>> Begin
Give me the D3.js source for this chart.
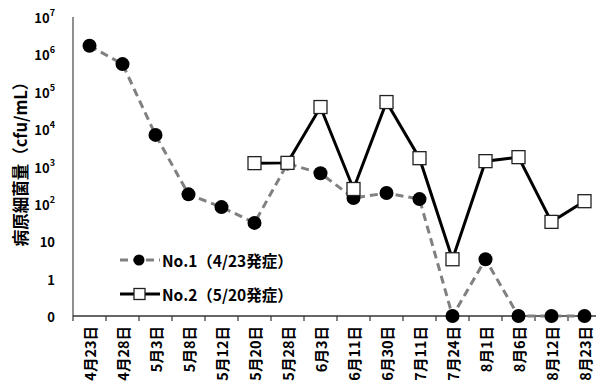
<!DOCTYPE html>
<html><head><meta charset="utf-8">
<script src="https://cdn.jsdelivr.net/npm/d3@7"></script>
<style>
body{margin:0;background:#fff}
svg{display:block}
text{font-family:"Noto Sans CJK JP","Noto Sans",sans-serif;font-weight:bold;fill:#000}
</style>
</head><body><svg id="c" width="596" height="383"></svg>
<script>
const categories = ["4月23日","4月28日","5月3日","5月8日","5月12日","5月20日","5月28日","6月3日","6月11日","6月30日","7月11日","7月24日","8月1日","8月6日","8月12日","8月23日"];
const no1Values = [1.7e6, 5.5e5, 7000, 180, 82, 31, 1200, 660, 143, 195, 134, 0, 3.3, 0, 0, 0];
const no2Values = [null, null, null, null, null, 1230, 1250, 39000, 250, 53000, 1670, 3.3, 1390, 1780, 33, 118];
const yTickValues = [0, 1, 10, 100, 1e3, 1e4, 1e5, 1e6, 1e7];
const yTickBase = ["0","1","10","10","10","10","10","10","10"];
const yTickExp = ["","","","2","3","4","5","6","7"];
const seriesNames = ["No.1（4/23発症）","No.2（5/20発症）"];
const yTitle = "病原細菌量（cfu/mL）";

const svg = d3.select("#c");
const x = d3.scaleBand().domain(categories).range([73, 601]);
const yLin = d3.scaleLinear().domain([-1, 7]).range([316, 17]);
const y = v => yLin(v === 0 ? -1 : Math.log10(v));
const cx = c => x(c) + x.bandwidth() / 2;

// axes
svg.append("line").attr("x1", 73).attr("x2", 73).attr("y1", 17).attr("y2", 316)
  .attr("stroke", "#555").attr("stroke-width", 1.3);
svg.append("line").attr("x1", 73).attr("x2", 596).attr("y1", 316).attr("y2", 316)
  .attr("stroke", "#333").attr("stroke-width", 1.3);
svg.selectAll(".xt").data(categories).join("line")
  .attr("x1", d => x(d)).attr("x2", d => x(d)).attr("y1", 316).attr("y2", 321)
  .attr("stroke", "#333").attr("stroke-width", 1.2);
svg.selectAll(".xl").data(categories).join("text")
  .attr("transform", d => `translate(${cx(d)},326) rotate(-90)`)
  .attr("text-anchor", "end").attr("dominant-baseline", "central")
  .attr("font-size", 14.5).text(d => d);

// y tick labels
const yl = svg.selectAll(".yl").data(yTickValues).join("text")
  .attr("x", 55).attr("y", d => y(d)).attr("dominant-baseline", "central")
  .attr("text-anchor", "end").attr("font-size", 13);
yl.append("tspan").text((d, i) => yTickBase[i]);
yl.append("tspan").attr("dy", -5).attr("font-size", 9).text((d, i) => yTickExp[i]);

// y title
svg.append("text").attr("transform", "translate(20,160) rotate(-90)")
  .attr("text-anchor", "middle").attr("dominant-baseline", "central")
  .attr("font-size", 16.5).text(yTitle);

// series
const d1 = categories.map((c, i) => ({c, v: no1Values[i]}));
const d2 = categories.map((c, i) => ({c, v: no2Values[i]})).filter(d => d.v !== null);
const line = d3.line().x(d => cx(d.c)).y(d => y(d.v));
svg.append("path").datum(d1).attr("d", line).attr("fill", "none")
  .attr("stroke", "#808080").attr("stroke-width", 3).attr("stroke-dasharray", "8,5");
svg.selectAll(".p1").data(d1).join("circle")
  .attr("cx", d => cx(d.c)).attr("cy", d => y(d.v)).attr("r", 7).attr("fill", "#000");
svg.append("path").datum(d2).attr("d", line).attr("fill", "none")
  .attr("stroke", "#000").attr("stroke-width", 3);
svg.selectAll(".p2").data(d2).join("rect")
  .attr("x", d => cx(d.c) - 6.5).attr("y", d => y(d.v) - 6.5).attr("width", 13).attr("height", 13)
  .attr("fill", "#fff").attr("stroke", "#222").attr("stroke-width", 1.3);

// legend
const lg = svg.append("g");
lg.append("line").attr("x1", 120).attr("x2", 160).attr("y1", 260).attr("y2", 260)
  .attr("stroke", "#808080").attr("stroke-width", 3).attr("stroke-dasharray", "8,5");
lg.append("circle").attr("cx", 139).attr("cy", 260).attr("r", 5.5).attr("fill", "#000");
lg.append("text").attr("x", 162).attr("y", 260).attr("dominant-baseline", "central")
  .attr("font-size", 15.5).text(seriesNames[0]);
lg.append("line").attr("x1", 120).attr("x2", 160).attr("y1", 294).attr("y2", 294)
  .attr("stroke", "#000").attr("stroke-width", 3);
lg.append("rect").attr("x", 134).attr("y", 288.5).attr("width", 11).attr("height", 11)
  .attr("fill", "#fff").attr("stroke", "#222").attr("stroke-width", 1.3);
lg.append("text").attr("x", 162).attr("y", 294).attr("dominant-baseline", "central")
  .attr("font-size", 15.5).text(seriesNames[1]);
</script></body></html>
>> End
DIRECTIVE – Begin at the first line of the data above and repeat each line exactly, stopping after the line containing "const cx = c => x(c) + x.bandwidth() / 2;". Omit the pictures.

EXERCISE ANSWER –
Give me the D3.js source for this chart.
<!DOCTYPE html>
<html><head><meta charset="utf-8">
<script src="https://cdn.jsdelivr.net/npm/d3@7"></script>
<style>
body{margin:0;background:#fff}
svg{display:block}
text{font-family:"Noto Sans CJK JP","Noto Sans",sans-serif;font-weight:bold;fill:#000}
</style>
</head><body><svg id="c" width="596" height="383"></svg>
<script>
const categories = ["4月23日","4月28日","5月3日","5月8日","5月12日","5月20日","5月28日","6月3日","6月11日","6月30日","7月11日","7月24日","8月1日","8月6日","8月12日","8月23日"];
const no1Values = [1.7e6, 5.5e5, 7000, 180, 82, 31, 1200, 660, 143, 195, 134, 0, 3.3, 0, 0, 0];
const no2Values = [null, null, null, null, null, 1230, 1250, 39000, 250, 53000, 1670, 3.3, 1390, 1780, 33, 118];
const yTickValues = [0, 1, 10, 100, 1e3, 1e4, 1e5, 1e6, 1e7];
const yTickBase = ["0","1","10","10","10","10","10","10","10"];
const yTickExp = ["","","","2","3","4","5","6","7"];
const seriesNames = ["No.1（4/23発症）","No.2（5/20発症）"];
const yTitle = "病原細菌量（cfu/mL）";

const svg = d3.select("#c");
const x = d3.scaleBand().domain(categories).range([73, 601]);
const yLin = d3.scaleLinear().domain([-1, 7]).range([316, 17]);
const y = v => yLin(v === 0 ? -1 : Math.log10(v));
const cx = c => x(c) + x.bandwidth() / 2;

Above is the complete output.